An idealist with a romantic vision of life, Lucius Hutchfield is witness to the actions of unconventional heroes and heroines. He narrates his adventures in four related novellas.

The Hero and the Witness is a harrowing and comic story of nineteen-year-old Lucius’s ordeal as a merchant seaman caught in the crossfire between an enigmatic scapegoat and a violent crew en route to Chile. In To Play the Con, Lucius, now a teacher and a first-time novelist, cons his little brother’s six small-town victims into accepting restitution for passing bad checks, a scam their older brother taught him and that may send him to the chain gang.
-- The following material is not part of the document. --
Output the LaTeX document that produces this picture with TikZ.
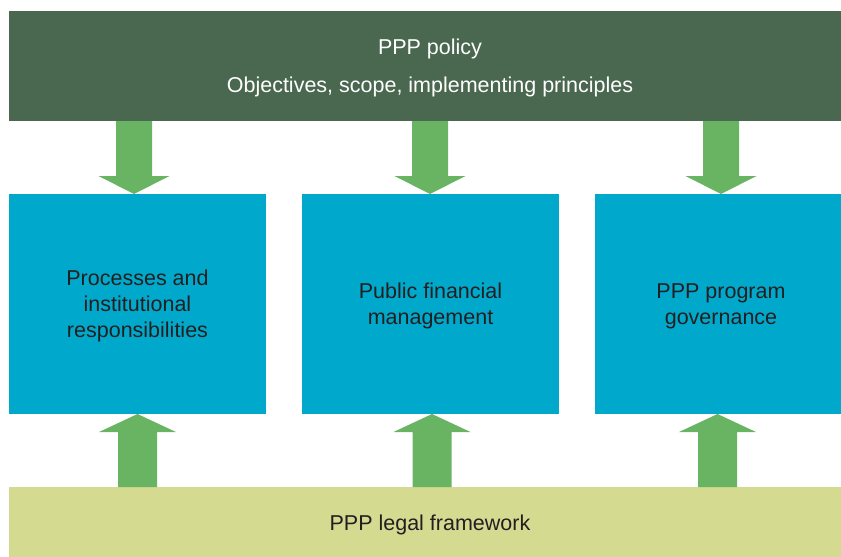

Lucius works another con in Nothing Dies, but Something Mourns by persuading an ancient lady in a mountain town to tell him the romantic story of her brief love affair with Jesse James. In the innovative novella Marble Goddesses and Mortal Flesh, Lucius, now middle-aged and a successful novelist, buys the derelict Bijou Theater where he was a very young usher and becomes immersed to the brink of psychosis in memories of the immortal movie goddesses of the 40s and the mortal girls of his youth.

The novella is the perfect medium for this wide-ranging author to explore the power of the imagination and of oral storytelling in the lives of his characters. Madden’s unmatched scope in this collection could draw comparisons to Joseph Conrad, Henry James, Thomas Wolfe, and James M. Cain equally well.

Like Lucius, a native of Knoxville, DAVID MADDEN was an adolescent usher in the
1940s, a Merchant Mariner in the 1950s, and his two brothers were con men in their youth. He became a teacher in 1957, retiring in 2008 as LSU’s Robert Penn Warren Professor of Creative Writing, emeritus. Living now in Black Mountain, North Carolina, he has nearly finished a memoir recounting his youthful experiences in the U.S. Army.